## Goal:
Begin with the line that contains "Output the component" and continue down through the line that contains "import * as"; reproduce those lines exactly and only those.

--- start ---

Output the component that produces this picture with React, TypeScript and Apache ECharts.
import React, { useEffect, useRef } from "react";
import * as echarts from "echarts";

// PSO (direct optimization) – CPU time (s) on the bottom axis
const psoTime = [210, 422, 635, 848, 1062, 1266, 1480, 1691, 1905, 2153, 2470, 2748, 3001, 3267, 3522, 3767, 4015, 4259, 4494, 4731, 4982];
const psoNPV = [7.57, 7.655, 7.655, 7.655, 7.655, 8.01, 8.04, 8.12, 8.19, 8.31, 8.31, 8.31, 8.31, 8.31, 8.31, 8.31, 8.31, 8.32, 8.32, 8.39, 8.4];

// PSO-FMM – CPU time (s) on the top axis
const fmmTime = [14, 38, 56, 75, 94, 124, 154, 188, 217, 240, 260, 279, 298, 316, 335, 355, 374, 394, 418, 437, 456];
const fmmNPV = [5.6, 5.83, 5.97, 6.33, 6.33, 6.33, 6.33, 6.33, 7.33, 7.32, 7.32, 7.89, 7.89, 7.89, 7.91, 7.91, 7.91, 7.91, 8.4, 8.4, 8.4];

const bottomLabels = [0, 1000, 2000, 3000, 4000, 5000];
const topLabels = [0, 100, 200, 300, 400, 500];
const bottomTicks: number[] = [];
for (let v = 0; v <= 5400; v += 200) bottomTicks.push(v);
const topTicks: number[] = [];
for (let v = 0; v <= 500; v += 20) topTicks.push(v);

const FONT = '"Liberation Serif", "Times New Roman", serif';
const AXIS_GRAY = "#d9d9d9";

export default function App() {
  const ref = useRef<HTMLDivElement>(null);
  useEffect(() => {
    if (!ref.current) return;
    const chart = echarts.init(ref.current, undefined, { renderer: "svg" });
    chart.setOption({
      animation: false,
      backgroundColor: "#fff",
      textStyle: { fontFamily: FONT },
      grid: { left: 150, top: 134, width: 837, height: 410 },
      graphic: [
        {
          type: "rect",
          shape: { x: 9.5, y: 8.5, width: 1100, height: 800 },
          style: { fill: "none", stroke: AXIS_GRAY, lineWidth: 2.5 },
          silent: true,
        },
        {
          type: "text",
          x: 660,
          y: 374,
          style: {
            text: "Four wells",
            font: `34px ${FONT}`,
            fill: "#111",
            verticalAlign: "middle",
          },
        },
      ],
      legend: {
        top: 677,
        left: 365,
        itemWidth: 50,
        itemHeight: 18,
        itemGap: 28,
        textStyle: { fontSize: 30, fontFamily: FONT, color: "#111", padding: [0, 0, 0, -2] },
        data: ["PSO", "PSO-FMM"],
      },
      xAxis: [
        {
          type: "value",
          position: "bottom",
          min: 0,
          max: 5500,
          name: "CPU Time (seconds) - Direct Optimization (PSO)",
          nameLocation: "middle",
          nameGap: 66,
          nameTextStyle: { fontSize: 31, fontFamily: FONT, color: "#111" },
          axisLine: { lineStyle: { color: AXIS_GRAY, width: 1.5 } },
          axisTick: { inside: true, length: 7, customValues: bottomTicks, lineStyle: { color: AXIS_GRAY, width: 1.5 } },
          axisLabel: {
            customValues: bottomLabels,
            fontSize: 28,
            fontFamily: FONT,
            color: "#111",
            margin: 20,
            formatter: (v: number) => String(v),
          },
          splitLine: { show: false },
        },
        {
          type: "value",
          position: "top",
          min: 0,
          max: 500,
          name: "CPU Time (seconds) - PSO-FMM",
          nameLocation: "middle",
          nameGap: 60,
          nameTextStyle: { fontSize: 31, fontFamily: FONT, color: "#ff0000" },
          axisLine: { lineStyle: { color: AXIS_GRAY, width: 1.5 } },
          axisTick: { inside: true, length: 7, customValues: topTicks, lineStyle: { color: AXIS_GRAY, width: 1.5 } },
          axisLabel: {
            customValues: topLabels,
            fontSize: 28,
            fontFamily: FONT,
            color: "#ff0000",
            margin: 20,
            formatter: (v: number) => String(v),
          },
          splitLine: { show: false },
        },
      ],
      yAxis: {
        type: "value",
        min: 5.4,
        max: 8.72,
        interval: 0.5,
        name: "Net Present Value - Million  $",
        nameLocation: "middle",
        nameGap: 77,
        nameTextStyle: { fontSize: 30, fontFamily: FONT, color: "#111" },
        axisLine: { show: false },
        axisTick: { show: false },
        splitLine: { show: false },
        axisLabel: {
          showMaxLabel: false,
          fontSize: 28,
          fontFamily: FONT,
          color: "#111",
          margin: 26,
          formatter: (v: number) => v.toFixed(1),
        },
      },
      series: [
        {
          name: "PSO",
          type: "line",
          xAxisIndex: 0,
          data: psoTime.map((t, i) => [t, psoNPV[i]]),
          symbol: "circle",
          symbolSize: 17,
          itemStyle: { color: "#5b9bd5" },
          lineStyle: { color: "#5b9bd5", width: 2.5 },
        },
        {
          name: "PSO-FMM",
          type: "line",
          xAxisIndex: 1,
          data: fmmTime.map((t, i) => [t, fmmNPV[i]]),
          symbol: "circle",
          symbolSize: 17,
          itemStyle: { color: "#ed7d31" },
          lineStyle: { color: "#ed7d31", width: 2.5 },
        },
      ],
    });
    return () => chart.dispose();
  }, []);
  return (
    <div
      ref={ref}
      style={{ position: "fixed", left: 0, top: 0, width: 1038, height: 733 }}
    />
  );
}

--- end ---
--- start ---

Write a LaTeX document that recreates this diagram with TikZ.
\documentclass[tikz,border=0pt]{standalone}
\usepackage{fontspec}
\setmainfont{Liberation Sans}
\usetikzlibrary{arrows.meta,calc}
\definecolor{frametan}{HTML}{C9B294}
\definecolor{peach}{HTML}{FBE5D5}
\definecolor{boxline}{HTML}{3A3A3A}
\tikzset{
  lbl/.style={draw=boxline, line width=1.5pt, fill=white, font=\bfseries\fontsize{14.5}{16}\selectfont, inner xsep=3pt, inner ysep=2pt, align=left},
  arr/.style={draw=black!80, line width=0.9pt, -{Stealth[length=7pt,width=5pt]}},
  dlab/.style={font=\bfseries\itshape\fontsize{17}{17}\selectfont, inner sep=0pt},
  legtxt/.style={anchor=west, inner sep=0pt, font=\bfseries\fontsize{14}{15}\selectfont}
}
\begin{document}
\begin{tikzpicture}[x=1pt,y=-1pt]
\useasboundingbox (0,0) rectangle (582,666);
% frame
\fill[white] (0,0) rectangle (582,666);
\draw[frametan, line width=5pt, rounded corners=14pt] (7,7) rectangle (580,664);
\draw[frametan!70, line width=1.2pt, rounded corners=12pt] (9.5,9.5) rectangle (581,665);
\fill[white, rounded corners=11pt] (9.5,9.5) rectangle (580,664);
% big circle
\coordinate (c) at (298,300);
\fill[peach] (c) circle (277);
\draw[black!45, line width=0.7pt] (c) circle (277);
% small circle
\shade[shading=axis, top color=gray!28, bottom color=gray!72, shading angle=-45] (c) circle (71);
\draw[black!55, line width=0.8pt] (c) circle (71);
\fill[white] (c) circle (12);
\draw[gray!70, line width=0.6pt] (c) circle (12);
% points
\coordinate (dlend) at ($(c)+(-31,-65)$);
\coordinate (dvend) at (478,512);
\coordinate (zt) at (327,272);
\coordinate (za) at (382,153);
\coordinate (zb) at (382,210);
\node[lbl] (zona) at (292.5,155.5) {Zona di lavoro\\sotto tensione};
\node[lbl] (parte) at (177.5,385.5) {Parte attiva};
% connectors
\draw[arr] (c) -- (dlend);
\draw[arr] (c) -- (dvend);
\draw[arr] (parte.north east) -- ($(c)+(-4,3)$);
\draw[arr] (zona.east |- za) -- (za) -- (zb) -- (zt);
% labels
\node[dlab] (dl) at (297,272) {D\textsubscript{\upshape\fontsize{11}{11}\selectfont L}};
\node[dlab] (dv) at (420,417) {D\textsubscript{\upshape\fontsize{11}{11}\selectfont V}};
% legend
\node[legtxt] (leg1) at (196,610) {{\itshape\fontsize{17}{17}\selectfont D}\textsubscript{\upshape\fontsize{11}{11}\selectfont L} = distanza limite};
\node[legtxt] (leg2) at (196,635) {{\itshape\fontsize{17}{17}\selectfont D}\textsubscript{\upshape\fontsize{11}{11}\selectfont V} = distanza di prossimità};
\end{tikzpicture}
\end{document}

--- end ---
--- start ---

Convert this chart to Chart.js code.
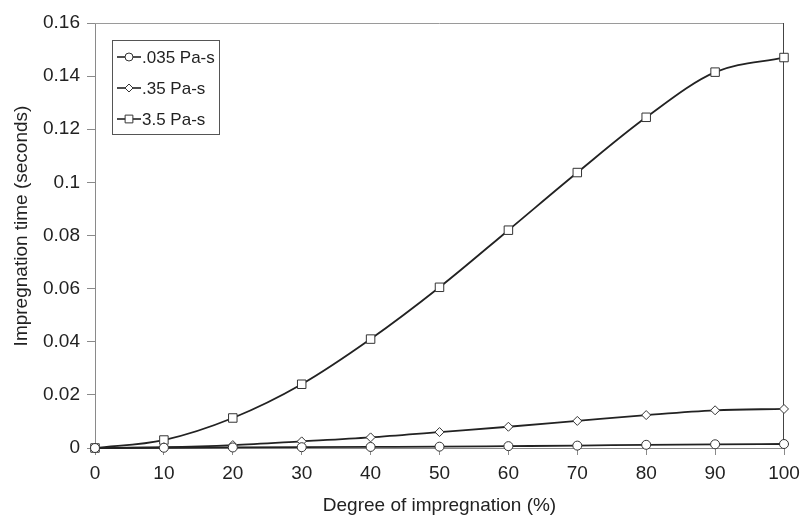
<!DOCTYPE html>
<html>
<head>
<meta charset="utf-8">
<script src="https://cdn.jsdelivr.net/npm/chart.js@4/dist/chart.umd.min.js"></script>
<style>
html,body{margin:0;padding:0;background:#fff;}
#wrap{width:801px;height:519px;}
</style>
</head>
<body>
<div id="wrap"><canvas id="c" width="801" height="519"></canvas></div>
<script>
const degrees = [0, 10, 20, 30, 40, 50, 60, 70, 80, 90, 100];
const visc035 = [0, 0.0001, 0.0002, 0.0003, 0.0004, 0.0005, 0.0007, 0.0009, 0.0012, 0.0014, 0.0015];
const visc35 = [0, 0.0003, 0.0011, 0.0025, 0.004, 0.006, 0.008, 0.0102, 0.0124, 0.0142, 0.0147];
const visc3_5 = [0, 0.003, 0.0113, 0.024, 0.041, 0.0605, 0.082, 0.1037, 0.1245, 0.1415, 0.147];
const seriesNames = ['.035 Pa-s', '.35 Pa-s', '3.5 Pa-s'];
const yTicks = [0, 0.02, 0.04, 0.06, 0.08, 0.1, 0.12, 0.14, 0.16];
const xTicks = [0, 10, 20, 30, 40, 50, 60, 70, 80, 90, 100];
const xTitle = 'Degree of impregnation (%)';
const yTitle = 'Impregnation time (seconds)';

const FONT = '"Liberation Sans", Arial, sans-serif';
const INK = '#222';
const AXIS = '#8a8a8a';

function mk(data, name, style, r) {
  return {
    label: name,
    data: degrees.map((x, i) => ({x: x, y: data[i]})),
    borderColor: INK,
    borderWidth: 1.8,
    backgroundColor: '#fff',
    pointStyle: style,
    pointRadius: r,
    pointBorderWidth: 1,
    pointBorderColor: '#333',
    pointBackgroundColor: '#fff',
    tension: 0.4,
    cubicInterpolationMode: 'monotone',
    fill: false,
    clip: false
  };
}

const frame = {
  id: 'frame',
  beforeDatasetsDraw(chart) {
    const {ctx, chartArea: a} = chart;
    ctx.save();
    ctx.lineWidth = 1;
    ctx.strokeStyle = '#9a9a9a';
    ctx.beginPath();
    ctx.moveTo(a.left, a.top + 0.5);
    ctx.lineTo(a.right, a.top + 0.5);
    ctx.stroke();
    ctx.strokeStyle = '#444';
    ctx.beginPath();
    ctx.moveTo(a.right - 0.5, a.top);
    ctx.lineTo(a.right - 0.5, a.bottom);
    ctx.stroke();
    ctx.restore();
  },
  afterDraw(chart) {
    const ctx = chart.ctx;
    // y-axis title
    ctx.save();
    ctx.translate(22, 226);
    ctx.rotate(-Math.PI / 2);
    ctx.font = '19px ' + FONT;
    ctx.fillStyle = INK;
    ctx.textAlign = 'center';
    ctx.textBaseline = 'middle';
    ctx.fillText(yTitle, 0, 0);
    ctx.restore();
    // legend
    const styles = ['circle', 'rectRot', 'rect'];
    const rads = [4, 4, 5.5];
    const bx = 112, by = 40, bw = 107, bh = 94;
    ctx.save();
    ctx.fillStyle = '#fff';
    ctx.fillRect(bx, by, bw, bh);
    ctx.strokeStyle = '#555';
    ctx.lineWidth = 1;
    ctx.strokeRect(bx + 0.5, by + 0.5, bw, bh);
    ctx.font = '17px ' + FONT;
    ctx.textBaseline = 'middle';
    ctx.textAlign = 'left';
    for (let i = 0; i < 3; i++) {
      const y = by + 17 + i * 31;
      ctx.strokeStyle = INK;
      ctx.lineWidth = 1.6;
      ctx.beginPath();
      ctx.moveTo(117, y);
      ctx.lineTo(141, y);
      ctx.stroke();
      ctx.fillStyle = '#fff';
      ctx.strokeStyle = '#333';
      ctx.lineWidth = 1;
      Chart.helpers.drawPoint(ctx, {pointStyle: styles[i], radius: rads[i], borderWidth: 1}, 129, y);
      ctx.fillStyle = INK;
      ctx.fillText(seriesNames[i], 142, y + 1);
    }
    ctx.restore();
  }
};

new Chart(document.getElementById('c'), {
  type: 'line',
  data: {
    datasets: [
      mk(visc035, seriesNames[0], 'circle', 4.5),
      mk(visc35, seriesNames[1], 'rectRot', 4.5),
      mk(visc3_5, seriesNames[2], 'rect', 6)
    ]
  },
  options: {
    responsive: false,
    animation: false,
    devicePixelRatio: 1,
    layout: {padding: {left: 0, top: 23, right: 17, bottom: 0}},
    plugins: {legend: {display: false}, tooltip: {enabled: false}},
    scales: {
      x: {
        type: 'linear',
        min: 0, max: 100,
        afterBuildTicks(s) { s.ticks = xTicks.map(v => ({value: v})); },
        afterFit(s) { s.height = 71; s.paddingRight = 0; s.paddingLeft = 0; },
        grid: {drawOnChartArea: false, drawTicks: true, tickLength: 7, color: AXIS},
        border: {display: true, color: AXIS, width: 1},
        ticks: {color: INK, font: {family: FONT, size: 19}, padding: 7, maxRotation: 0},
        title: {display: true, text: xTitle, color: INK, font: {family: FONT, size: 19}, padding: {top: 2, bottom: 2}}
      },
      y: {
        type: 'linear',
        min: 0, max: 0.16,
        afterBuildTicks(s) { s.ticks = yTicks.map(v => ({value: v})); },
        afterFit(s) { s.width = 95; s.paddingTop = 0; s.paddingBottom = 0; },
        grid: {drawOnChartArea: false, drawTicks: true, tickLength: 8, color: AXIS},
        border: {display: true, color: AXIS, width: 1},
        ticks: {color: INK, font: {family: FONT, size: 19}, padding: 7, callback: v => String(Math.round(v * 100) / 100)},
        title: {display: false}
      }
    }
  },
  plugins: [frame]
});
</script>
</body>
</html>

--- end ---

## Response to the task:
Output the component that produces this picture with React, TypeScript and Apache ECharts.
import React, { useEffect, useRef } from "react";
import * as echarts from "echarts";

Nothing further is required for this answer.